RAW DATA ▸
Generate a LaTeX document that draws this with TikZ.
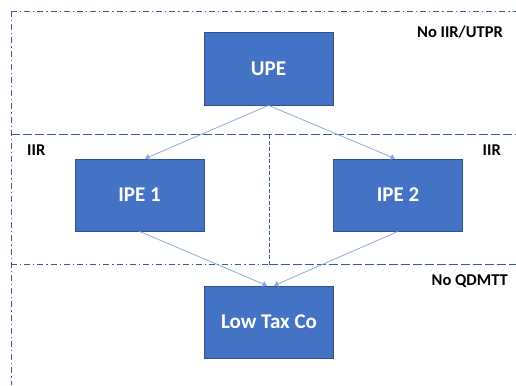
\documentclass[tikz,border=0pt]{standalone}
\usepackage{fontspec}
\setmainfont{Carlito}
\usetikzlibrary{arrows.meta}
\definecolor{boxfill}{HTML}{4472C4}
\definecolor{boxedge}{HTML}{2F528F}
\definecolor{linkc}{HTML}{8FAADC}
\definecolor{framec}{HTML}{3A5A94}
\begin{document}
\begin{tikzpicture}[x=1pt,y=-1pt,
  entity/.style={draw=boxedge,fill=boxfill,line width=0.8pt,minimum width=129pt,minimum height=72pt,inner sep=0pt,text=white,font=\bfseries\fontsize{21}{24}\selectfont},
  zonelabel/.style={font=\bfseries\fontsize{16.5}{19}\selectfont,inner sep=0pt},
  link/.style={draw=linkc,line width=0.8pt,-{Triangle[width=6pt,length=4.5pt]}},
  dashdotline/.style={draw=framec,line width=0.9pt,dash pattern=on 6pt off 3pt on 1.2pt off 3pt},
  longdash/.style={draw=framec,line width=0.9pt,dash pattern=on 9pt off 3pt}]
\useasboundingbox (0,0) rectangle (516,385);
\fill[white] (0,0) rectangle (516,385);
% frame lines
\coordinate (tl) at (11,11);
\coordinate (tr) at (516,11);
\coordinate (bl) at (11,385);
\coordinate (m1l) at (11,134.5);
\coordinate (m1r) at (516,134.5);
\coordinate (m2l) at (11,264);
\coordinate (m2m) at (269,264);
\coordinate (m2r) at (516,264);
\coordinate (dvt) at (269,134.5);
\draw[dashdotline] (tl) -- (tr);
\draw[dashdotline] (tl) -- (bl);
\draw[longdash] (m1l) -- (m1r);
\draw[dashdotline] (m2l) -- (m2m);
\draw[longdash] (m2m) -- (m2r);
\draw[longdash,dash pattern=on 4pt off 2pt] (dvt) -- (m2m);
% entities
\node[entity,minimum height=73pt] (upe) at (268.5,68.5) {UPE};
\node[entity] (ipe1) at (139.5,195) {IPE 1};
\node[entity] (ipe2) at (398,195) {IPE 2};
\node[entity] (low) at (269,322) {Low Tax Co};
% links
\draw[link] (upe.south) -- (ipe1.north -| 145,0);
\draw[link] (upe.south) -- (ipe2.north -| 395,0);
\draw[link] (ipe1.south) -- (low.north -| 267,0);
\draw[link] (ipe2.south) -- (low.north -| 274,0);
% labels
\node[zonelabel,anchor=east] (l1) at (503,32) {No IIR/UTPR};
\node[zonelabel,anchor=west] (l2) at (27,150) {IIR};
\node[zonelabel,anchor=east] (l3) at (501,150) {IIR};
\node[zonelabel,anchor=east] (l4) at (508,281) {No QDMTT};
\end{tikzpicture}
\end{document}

EXERCISE INSTRUCTIONS ▸ Without the pictures, transcribe the listing above exactly.

EXERCISE RESULT ▸
Generate a LaTeX document that draws this with TikZ.
\documentclass[tikz,border=0pt]{standalone}
\usepackage{fontspec}
\setmainfont{Carlito}
\usetikzlibrary{arrows.meta}
\definecolor{boxfill}{HTML}{4472C4}
\definecolor{boxedge}{HTML}{2F528F}
\definecolor{linkc}{HTML}{8FAADC}
\definecolor{framec}{HTML}{3A5A94}
\begin{document}
\begin{tikzpicture}[x=1pt,y=-1pt,
  entity/.style={draw=boxedge,fill=boxfill,line width=0.8pt,minimum width=129pt,minimum height=72pt,inner sep=0pt,text=white,font=\bfseries\fontsize{21}{24}\selectfont},
  zonelabel/.style={font=\bfseries\fontsize{16.5}{19}\selectfont,inner sep=0pt},
  link/.style={draw=linkc,line width=0.8pt,-{Triangle[width=6pt,length=4.5pt]}},
  dashdotline/.style={draw=framec,line width=0.9pt,dash pattern=on 6pt off 3pt on 1.2pt off 3pt},
  longdash/.style={draw=framec,line width=0.9pt,dash pattern=on 9pt off 3pt}]
\useasboundingbox (0,0) rectangle (516,385);
\fill[white] (0,0) rectangle (516,385);
% frame lines
\coordinate (tl) at (11,11);
\coordinate (tr) at (516,11);
\coordinate (bl) at (11,385);
\coordinate (m1l) at (11,134.5);
\coordinate (m1r) at (516,134.5);
\coordinate (m2l) at (11,264);
\coordinate (m2m) at (269,264);
\coordinate (m2r) at (516,264);
\coordinate (dvt) at (269,134.5);
\draw[dashdotline] (tl) -- (tr);
\draw[dashdotline] (tl) -- (bl);
\draw[longdash] (m1l) -- (m1r);
\draw[dashdotline] (m2l) -- (m2m);
\draw[longdash] (m2m) -- (m2r);
\draw[longdash,dash pattern=on 4pt off 2pt] (dvt) -- (m2m);
% entities
\node[entity,minimum height=73pt] (upe) at (268.5,68.5) {UPE};
\node[entity] (ipe1) at (139.5,195) {IPE 1};
\node[entity] (ipe2) at (398,195) {IPE 2};
\node[entity] (low) at (269,322) {Low Tax Co};
% links
\draw[link] (upe.south) -- (ipe1.north -| 145,0);
\draw[link] (upe.south) -- (ipe2.north -| 395,0);
\draw[link] (ipe1.south) -- (low.north -| 267,0);
\draw[link] (ipe2.south) -- (low.north -| 274,0);
% labels
\node[zonelabel,anchor=east] (l1) at (503,32) {No IIR/UTPR};
\node[zonelabel,anchor=west] (l2) at (27,150) {IIR};
\node[zonelabel,anchor=east] (l3) at (501,150) {IIR};
\node[zonelabel,anchor=east] (l4) at (508,281) {No QDMTT};
\end{tikzpicture}
\end{document}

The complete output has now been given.